Mānawa Bay is an outlet shopping centre located in Auckland, New Zealand. It has more than 100 stores, mainly outlets and restaurant space, situated under a 35,000m^{2} building. It is situated by Auckland Airport, on the corner of Tom Pearce Drive and Jimmy Ward Crescent.

The centre is named after its location by Pukaki Creek, as "Mānawa" translates to "mangroves" in English, reflecting the area's abundant mangrove population.

== Development ==
The centre was developed by Auckland International Airport Limited with an overall cost of NZ$200 million+; the centre was New Zealand's first 5 Green Star retail centre, using methods such as optimising use of resources and cutting carbon emissions by implementing a rooftop solar system estimated to provide 2.3 megawatts of electricity.
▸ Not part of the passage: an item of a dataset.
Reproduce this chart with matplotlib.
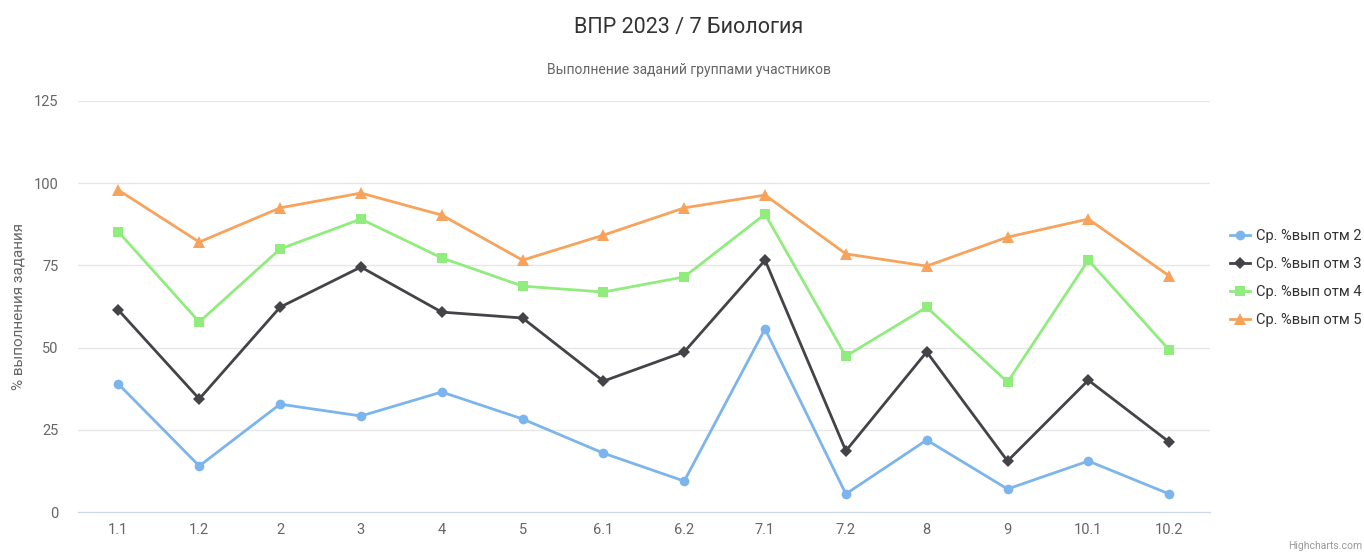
import matplotlib
matplotlib.use("Agg")
import matplotlib.pyplot as plt
from matplotlib import font_manager

# Данные
categories = ["1.1", "1.2", "2", "3", "4", "5", "6.1", "6.2", "7.1", "7.2", "8", "9", "10.1", "10.2"]
otm2 = [38.9, 14.0, 32.8, 29.2, 36.5, 28.3, 17.9, 9.4, 55.7, 5.5, 21.9, 7.0, 15.5, 5.5]
otm3 = [61.4, 34.4, 62.3, 74.5, 60.8, 59.0, 39.8, 48.7, 76.6, 18.6, 48.7, 15.5, 40.1, 21.3]
otm4 = [85.2, 57.8, 80.0, 89.1, 77.3, 68.7, 66.9, 71.5, 90.6, 47.4, 62.3, 39.5, 76.6, 49.3]
otm5 = [97.9, 82.1, 92.5, 97.0, 90.3, 76.6, 84.2, 92.5, 96.4, 78.5, 74.8, 83.6, 89.1, 71.8]
names = ["Ср. %вып отм 2", "Ср. %вып отм 3", "Ср. %вып отм 4", "Ср. %вып отм 5"]
y_ticks = [0, 25, 50, 75, 100, 125]

installed = {f.name for f in font_manager.fontManager.ttflist}
fam = [f for f in ["Liberation Sans Narrow", "Roboto", "DejaVu Sans"] if f in installed]
plt.rcParams["font.family"] = fam

fig = plt.figure(figsize=(13.64, 5.58), dpi=100)
ax = fig.add_axes([0.0572, 0.0824, 0.8296, 0.7366])

series = [otm2, otm3, otm4, otm5]
colors = ["#7cb5ec", "#434348", "#90ed7d", "#f7a35c"]
markers = ["o", "D", "s", "^"]
msizes = [7, 6, 7, 8]
x = list(range(len(categories)))
for vals, c, m, ms, n in zip(series, colors, markers, msizes, names):
    ax.plot(x, vals, color=c, marker=m, markersize=ms, linewidth=2, label=n,
            markeredgewidth=0, zorder=3)

ax.set_xlim(-0.5, len(categories) - 0.5)
ax.set_ylim(0, 125)
ax.set_xticks(x)
ax.set_xticklabels(categories)
ax.set_yticks(y_ticks)
ax.grid(axis="y", color="#e6e6e6", linewidth=1)
ax.set_axisbelow(True)
for s in ["top", "right", "left"]:
    ax.spines[s].set_visible(False)
ax.spines["bottom"].set_color("#ccd6eb")
ax.tick_params(axis="y", length=0, colors="#666666", labelsize=10.5, pad=14)
ax.tick_params(axis="x", length=0, colors="#666666", labelsize=10.5, pad=8)
ax.set_ylabel("% выполнения задания", color="#666666", fontsize=11, labelpad=6)

fig.text(0.505, 0.95, "ВПР 2023 / 7 Биология", ha="center", va="center",
         fontsize=15.5, color="#333333")
fig.text(0.505, 0.874, "Выполнение заданий группами участников", ha="center", va="center",
         fontsize=10, color="#666666")

leg = ax.legend(loc="center left", bbox_to_anchor=(1.018, 0.569), frameon=False,
                fontsize=10.5, handlelength=1.4, labelspacing=0.95, handletextpad=0.4,
                borderpad=0.0, borderaxespad=0.0)
for t in leg.get_texts():
    t.set_color("#333333")

fig.text(0.999, 0.012, "Highcharts.com", ha="right", va="bottom", fontsize=7.5, color="#999999")

fig.savefig("out.png", dpi=100, facecolor="white")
The coastal site is located northeast of Auckland Airport, with a total area of 150,000 m2. The land was previously leased as the Aviation Country Club golf course before the construction of the shopping centre took place in early 2023. The construction of the centre took over a year, and it was opened on 19 September 2024.

=== Opening issues ===
During opening week, a large shopper turnout resulted in widespread traffic delays around the Airport precinct, leading to a number of flight delays as flight crews and airline staff were affected. This attracted negative media attention during the centre's opening, critiquing the poor location and traffic management measures that took place.